- _EXERCISE TASK_
The lines to extract run from the first line of the material below to the line containing "(0,0) rectangle (8,1173);", both included; leave the pictures behind.

- _DATASET CONTENT_
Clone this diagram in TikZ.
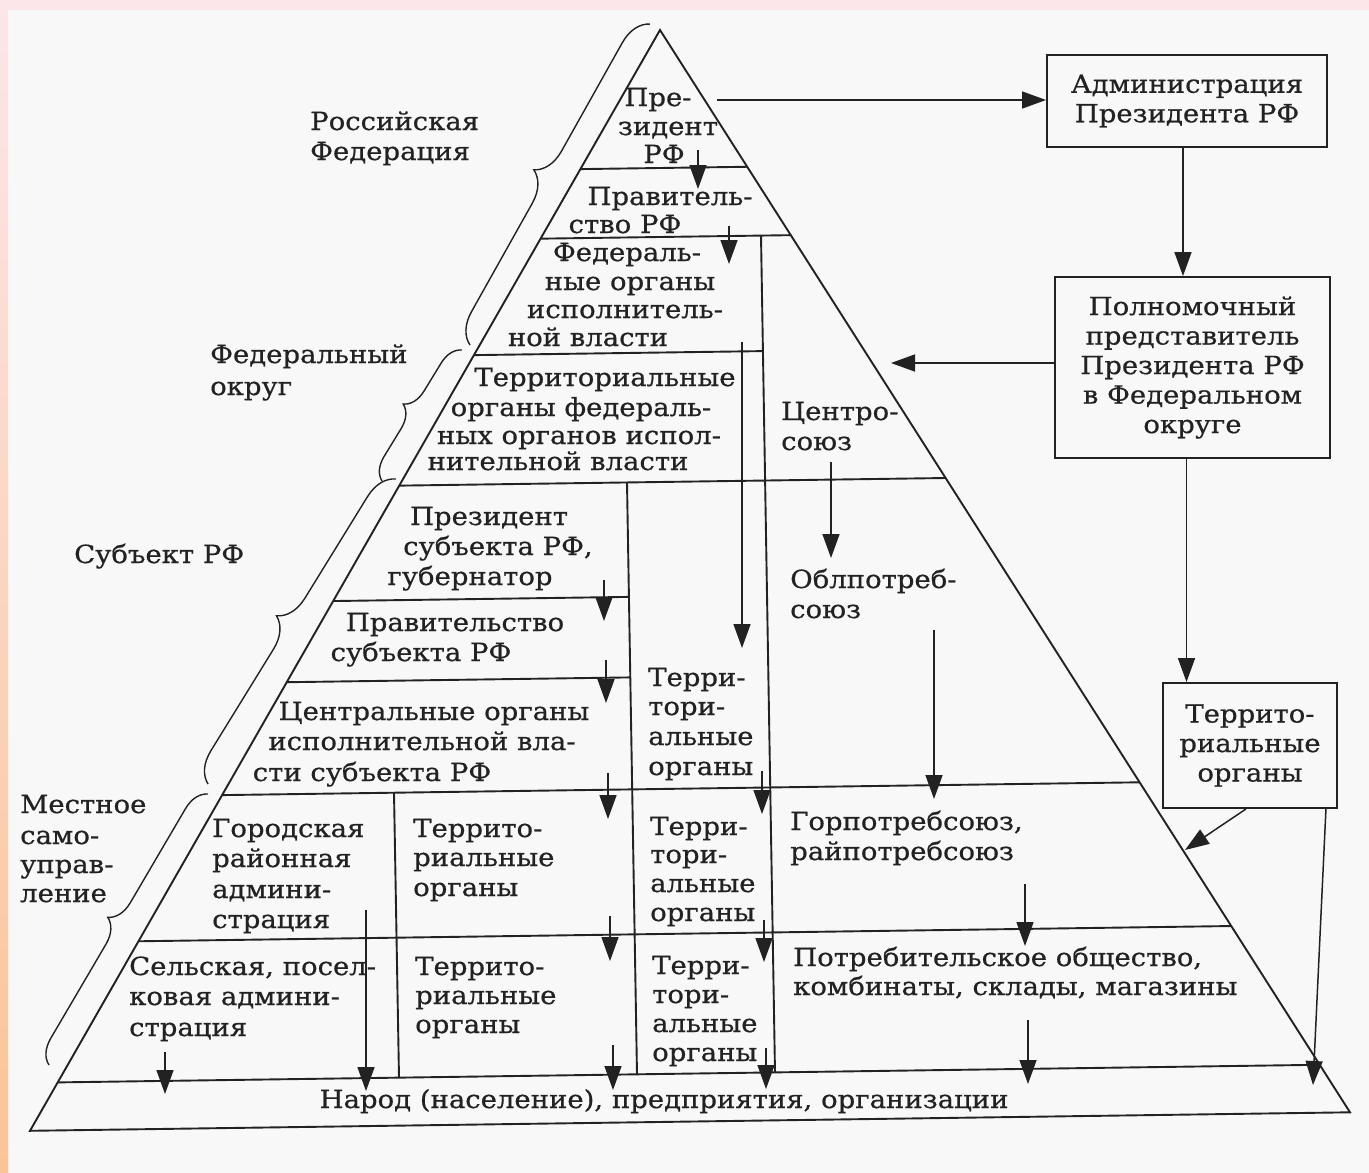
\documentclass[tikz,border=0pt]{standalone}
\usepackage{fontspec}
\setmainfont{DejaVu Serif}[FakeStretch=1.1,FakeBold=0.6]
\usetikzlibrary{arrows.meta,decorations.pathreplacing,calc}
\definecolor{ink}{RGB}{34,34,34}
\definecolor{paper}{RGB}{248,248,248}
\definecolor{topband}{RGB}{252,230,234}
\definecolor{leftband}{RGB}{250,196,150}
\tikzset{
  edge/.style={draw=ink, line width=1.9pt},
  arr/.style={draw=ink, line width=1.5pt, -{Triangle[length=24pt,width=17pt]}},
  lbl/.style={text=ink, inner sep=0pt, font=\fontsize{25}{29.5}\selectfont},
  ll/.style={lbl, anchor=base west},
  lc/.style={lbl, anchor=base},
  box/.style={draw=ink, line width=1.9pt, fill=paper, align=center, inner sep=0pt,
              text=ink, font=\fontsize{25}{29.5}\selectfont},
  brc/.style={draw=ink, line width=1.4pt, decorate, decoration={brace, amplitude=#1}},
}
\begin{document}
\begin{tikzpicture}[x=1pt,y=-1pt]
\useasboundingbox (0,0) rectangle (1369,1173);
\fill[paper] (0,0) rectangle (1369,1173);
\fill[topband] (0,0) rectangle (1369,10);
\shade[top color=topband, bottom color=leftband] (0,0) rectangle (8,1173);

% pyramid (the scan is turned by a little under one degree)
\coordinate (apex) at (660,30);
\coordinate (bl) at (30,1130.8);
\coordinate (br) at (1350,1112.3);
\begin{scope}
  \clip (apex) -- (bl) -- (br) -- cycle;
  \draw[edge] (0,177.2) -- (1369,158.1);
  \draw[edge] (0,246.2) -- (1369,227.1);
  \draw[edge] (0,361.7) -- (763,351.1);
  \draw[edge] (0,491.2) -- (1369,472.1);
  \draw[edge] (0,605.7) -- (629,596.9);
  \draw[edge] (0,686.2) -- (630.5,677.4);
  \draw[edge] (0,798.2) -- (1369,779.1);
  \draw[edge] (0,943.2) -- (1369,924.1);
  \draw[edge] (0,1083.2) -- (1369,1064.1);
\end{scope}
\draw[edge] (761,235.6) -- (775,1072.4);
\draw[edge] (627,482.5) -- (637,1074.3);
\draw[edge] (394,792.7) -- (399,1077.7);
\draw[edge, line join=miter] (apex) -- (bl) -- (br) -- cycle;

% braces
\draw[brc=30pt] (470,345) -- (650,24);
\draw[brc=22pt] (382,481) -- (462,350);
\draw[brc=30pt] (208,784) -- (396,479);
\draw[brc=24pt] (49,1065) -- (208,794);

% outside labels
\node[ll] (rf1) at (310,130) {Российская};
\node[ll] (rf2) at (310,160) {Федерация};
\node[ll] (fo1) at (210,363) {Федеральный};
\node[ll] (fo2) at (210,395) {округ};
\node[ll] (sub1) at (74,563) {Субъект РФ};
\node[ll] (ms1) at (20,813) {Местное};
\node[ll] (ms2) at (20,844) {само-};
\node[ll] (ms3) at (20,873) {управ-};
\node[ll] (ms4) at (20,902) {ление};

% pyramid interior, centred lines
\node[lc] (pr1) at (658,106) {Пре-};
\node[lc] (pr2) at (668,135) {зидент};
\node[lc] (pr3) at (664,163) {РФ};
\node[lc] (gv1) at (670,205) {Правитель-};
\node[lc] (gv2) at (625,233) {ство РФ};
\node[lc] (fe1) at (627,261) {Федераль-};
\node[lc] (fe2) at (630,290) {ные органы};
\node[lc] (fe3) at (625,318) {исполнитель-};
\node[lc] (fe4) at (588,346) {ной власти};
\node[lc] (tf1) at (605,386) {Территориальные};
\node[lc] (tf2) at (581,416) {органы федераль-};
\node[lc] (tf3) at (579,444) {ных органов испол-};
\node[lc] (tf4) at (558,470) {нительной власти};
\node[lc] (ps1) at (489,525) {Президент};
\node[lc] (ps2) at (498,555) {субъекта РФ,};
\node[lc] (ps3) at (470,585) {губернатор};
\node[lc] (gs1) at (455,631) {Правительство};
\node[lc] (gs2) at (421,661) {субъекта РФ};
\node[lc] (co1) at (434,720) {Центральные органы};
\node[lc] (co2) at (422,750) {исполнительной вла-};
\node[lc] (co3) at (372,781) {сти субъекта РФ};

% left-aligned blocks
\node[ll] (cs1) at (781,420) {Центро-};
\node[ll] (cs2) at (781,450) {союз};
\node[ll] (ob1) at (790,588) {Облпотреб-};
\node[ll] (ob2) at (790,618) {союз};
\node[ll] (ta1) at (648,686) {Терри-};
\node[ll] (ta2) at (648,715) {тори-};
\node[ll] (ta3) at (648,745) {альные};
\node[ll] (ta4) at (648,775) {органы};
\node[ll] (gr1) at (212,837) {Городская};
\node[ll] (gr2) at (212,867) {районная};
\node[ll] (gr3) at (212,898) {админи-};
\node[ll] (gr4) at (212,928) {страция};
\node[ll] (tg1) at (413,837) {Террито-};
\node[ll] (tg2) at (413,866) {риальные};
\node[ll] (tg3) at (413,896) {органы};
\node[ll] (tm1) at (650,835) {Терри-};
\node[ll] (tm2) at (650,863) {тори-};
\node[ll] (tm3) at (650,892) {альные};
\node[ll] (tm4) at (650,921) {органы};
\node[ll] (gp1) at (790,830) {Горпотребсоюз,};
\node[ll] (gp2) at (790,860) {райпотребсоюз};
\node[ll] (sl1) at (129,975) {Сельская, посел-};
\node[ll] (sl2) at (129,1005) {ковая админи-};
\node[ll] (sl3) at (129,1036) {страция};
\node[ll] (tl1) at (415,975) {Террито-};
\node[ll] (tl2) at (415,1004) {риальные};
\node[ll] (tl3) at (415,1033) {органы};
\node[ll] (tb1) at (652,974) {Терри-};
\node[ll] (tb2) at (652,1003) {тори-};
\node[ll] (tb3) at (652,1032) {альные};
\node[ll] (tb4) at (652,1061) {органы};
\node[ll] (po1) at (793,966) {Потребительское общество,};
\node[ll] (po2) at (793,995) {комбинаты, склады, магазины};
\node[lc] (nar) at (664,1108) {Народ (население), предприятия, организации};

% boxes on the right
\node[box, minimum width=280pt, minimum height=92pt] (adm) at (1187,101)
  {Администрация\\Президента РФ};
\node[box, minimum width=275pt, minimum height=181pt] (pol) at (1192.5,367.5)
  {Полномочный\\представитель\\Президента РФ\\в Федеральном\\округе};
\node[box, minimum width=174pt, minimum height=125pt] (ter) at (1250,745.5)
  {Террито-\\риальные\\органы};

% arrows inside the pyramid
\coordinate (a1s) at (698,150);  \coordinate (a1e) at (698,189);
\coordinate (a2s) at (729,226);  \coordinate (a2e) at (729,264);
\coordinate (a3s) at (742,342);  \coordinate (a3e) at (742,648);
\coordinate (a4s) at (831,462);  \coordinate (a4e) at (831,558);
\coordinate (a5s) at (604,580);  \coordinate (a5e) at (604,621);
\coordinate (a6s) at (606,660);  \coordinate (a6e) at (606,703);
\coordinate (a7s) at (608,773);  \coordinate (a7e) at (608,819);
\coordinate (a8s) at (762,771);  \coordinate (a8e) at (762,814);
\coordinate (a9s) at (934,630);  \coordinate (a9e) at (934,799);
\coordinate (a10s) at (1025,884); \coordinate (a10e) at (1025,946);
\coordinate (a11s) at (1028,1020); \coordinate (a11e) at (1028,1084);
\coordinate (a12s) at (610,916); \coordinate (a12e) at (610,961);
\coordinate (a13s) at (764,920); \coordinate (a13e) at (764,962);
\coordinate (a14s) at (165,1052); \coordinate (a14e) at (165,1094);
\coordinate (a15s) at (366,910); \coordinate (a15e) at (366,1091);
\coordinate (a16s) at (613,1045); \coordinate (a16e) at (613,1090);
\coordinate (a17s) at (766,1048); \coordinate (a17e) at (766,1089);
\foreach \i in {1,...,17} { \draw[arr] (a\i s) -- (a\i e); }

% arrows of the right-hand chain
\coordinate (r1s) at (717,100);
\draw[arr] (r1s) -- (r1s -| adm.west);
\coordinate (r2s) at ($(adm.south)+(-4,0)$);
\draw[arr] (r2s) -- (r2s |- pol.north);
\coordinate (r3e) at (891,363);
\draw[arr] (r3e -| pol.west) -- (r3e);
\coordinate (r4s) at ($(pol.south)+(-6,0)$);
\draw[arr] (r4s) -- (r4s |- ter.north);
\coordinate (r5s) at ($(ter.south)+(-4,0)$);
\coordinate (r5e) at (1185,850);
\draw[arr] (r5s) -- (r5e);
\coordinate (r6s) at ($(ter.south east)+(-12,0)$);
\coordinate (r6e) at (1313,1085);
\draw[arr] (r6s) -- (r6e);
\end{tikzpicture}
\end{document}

- _ANSWER TO THE PROBLEM_
Clone this diagram in TikZ.
\documentclass[tikz,border=0pt]{standalone}
\usepackage{fontspec}
\setmainfont{DejaVu Serif}[FakeStretch=1.1,FakeBold=0.6]
\usetikzlibrary{arrows.meta,decorations.pathreplacing,calc}
\definecolor{ink}{RGB}{34,34,34}
\definecolor{paper}{RGB}{248,248,248}
\definecolor{topband}{RGB}{252,230,234}
\definecolor{leftband}{RGB}{250,196,150}
\tikzset{
  edge/.style={draw=ink, line width=1.9pt},
  arr/.style={draw=ink, line width=1.5pt, -{Triangle[length=24pt,width=17pt]}},
  lbl/.style={text=ink, inner sep=0pt, font=\fontsize{25}{29.5}\selectfont},
  ll/.style={lbl, anchor=base west},
  lc/.style={lbl, anchor=base},
  box/.style={draw=ink, line width=1.9pt, fill=paper, align=center, inner sep=0pt,
              text=ink, font=\fontsize{25}{29.5}\selectfont},
  brc/.style={draw=ink, line width=1.4pt, decorate, decoration={brace, amplitude=#1}},
}
\begin{document}
\begin{tikzpicture}[x=1pt,y=-1pt]
\useasboundingbox (0,0) rectangle (1369,1173);
\fill[paper] (0,0) rectangle (1369,1173);
\fill[topband] (0,0) rectangle (1369,10);
\shade[top color=topband, bottom color=leftband] (0,0) rectangle (8,1173);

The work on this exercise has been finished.